> Task directions
Starting at the first line of the listing below, repeat each line up to and including the one containing "Chart.register(...registerables);". Leave out pictures.

> Data
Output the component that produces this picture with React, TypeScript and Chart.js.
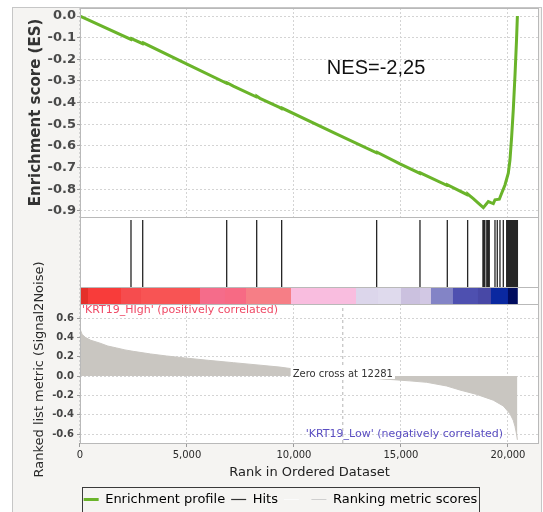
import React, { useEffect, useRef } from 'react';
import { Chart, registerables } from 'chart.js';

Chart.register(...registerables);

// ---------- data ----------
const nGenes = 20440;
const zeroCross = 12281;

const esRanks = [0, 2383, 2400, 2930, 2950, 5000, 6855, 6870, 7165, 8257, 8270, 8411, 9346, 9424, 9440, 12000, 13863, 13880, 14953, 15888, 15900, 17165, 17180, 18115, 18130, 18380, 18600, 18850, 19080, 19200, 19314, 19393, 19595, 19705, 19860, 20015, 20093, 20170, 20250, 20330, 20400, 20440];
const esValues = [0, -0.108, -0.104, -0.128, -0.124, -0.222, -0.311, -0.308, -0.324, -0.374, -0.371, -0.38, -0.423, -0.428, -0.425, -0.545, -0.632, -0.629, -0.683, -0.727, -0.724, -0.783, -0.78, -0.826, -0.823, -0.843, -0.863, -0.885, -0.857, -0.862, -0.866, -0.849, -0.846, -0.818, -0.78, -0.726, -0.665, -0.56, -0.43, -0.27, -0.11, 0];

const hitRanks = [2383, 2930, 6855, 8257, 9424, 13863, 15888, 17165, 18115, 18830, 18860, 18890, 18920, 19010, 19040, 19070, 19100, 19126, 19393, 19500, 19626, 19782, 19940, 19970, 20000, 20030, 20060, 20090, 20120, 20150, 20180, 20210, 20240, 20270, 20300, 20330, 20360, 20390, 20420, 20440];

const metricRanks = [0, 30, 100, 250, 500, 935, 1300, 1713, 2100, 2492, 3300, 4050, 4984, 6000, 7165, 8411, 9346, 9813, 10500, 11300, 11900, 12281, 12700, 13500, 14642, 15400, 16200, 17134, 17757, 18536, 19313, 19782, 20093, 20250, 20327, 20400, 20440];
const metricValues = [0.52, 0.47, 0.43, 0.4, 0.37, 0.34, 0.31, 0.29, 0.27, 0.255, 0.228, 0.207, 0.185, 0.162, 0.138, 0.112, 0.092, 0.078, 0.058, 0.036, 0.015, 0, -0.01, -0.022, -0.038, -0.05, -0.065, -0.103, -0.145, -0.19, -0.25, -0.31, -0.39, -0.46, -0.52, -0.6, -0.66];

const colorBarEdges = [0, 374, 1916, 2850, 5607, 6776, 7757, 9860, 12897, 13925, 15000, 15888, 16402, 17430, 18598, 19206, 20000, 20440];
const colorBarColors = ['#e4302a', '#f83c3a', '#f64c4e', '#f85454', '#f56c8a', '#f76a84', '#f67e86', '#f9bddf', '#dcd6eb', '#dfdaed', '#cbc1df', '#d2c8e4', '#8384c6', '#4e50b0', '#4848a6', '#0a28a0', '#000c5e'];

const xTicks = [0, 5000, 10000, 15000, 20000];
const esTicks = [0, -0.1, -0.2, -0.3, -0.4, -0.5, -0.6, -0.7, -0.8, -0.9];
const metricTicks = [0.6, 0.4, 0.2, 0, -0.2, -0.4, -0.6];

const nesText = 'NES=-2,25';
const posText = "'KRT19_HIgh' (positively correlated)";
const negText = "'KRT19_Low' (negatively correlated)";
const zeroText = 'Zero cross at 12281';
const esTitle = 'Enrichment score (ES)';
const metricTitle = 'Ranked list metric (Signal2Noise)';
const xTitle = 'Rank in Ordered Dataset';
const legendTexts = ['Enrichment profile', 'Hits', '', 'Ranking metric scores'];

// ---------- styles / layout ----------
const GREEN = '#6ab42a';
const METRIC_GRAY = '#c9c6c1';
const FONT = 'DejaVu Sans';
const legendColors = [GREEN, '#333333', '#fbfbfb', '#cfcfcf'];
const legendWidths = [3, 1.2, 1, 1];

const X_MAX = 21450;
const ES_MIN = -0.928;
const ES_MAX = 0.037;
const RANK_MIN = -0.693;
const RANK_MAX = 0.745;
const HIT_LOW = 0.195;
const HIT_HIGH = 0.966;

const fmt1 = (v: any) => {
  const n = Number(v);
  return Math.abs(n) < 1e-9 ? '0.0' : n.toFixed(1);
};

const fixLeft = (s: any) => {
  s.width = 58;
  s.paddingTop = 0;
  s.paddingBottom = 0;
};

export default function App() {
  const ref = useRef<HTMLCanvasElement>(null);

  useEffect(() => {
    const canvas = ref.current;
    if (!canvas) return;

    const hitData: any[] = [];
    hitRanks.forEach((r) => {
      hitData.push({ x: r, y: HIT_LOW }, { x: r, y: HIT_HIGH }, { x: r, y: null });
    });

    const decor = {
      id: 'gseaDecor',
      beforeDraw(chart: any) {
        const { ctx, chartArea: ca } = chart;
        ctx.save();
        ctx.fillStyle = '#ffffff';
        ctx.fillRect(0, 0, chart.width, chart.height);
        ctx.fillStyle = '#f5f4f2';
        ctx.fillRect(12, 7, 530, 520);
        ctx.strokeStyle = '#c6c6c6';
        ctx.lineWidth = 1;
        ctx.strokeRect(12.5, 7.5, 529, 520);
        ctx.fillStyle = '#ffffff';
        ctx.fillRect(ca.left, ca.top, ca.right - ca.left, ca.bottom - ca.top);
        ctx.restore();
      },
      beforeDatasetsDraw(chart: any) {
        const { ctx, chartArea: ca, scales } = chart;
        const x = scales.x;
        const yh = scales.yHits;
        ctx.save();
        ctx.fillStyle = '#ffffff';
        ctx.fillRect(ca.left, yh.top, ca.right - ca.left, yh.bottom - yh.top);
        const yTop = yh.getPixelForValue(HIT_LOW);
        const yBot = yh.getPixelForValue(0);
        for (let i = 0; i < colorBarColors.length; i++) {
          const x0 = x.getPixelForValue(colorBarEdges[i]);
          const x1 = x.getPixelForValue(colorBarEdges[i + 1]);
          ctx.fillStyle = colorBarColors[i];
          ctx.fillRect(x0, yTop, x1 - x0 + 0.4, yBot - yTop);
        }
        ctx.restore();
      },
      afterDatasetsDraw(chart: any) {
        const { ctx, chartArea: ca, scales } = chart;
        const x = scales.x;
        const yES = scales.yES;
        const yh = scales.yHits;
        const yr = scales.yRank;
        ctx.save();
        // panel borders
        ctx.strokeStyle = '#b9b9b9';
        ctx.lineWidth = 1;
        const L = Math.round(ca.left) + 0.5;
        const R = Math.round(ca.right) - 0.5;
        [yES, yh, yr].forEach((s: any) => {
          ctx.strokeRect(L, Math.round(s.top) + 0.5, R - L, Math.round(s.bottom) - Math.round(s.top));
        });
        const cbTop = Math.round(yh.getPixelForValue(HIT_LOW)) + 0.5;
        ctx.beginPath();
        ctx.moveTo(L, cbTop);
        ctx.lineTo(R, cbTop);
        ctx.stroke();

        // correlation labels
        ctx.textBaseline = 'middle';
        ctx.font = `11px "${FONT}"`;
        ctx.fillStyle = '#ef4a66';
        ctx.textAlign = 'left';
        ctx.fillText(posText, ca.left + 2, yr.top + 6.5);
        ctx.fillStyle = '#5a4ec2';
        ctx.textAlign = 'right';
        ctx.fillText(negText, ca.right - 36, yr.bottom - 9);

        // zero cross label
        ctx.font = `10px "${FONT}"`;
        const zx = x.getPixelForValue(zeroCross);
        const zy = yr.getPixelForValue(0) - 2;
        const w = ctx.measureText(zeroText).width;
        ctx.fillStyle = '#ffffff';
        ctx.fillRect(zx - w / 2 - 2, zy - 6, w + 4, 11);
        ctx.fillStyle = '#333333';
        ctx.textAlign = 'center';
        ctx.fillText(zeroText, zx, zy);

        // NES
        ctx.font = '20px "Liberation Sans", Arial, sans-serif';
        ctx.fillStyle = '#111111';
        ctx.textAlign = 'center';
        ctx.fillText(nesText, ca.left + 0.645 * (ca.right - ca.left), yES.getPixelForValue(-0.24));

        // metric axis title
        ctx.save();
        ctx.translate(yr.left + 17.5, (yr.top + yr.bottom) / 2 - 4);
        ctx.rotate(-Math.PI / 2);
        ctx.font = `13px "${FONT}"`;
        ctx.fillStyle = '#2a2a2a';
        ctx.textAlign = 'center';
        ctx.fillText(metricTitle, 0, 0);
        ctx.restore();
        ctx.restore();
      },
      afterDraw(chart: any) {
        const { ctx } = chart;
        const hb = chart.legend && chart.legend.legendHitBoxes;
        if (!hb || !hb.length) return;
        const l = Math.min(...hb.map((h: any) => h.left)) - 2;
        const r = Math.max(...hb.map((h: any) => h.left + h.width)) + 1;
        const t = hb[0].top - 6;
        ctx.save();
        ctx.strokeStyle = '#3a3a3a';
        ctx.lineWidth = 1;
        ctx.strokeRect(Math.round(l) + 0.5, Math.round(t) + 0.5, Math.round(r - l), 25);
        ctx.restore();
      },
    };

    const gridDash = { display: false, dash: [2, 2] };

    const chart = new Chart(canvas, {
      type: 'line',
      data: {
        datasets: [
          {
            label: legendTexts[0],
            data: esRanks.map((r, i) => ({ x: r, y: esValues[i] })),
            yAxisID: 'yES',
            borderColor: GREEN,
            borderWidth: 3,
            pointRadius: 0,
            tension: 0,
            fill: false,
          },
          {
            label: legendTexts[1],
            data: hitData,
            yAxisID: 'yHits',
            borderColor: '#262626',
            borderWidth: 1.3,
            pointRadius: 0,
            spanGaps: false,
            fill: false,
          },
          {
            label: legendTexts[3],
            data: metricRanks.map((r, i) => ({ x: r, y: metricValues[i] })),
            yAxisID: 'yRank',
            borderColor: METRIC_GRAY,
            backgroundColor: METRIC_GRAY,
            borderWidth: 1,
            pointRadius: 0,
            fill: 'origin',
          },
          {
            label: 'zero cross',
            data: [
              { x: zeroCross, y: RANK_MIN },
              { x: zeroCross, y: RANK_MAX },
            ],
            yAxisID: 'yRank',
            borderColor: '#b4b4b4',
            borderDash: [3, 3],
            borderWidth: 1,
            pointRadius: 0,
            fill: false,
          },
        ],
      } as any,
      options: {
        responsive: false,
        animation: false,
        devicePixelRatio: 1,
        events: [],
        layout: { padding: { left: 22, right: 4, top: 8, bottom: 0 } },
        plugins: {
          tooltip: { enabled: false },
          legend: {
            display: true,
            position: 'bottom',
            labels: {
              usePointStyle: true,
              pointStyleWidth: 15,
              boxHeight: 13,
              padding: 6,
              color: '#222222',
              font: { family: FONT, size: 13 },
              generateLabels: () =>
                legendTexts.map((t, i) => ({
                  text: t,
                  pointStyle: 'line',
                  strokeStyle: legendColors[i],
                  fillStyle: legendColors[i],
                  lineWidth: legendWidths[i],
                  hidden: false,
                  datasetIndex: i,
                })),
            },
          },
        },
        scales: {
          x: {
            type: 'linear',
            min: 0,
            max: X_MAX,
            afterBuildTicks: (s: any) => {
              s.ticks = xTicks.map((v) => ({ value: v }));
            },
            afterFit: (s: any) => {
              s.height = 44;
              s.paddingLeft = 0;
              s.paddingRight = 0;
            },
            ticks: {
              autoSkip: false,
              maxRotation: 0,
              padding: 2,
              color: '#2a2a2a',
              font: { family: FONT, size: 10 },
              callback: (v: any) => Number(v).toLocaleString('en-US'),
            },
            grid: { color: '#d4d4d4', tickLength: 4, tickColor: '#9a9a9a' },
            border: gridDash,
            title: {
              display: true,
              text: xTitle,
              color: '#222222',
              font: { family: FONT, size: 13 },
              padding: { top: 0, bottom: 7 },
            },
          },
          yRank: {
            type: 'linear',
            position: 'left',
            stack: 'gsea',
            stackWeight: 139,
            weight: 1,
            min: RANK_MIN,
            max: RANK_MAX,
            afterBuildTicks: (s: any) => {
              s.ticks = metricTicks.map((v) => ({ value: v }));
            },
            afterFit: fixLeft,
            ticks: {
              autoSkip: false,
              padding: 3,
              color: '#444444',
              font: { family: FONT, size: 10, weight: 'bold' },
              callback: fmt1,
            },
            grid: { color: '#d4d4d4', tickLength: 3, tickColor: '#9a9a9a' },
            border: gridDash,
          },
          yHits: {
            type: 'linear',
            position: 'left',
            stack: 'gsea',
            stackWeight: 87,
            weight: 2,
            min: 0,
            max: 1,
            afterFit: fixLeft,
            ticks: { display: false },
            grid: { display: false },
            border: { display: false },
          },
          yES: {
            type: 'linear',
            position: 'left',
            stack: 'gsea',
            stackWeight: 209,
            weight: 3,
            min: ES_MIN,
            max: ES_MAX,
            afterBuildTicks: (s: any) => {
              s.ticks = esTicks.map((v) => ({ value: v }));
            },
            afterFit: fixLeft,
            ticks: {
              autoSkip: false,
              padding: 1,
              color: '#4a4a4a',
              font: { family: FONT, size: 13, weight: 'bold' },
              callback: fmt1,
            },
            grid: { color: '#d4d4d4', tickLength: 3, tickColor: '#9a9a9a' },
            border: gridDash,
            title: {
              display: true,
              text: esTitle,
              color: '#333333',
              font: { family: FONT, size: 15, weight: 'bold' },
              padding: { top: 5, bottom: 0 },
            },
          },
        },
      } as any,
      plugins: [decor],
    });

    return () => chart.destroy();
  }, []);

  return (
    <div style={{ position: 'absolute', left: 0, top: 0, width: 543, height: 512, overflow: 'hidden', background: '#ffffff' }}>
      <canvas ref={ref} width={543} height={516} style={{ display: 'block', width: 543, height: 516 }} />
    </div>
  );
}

> Completed exercise
Output the component that produces this picture with React, TypeScript and Chart.js.
import React, { useEffect, useRef } from 'react';
import { Chart, registerables } from 'chart.js';

Chart.register(...registerables);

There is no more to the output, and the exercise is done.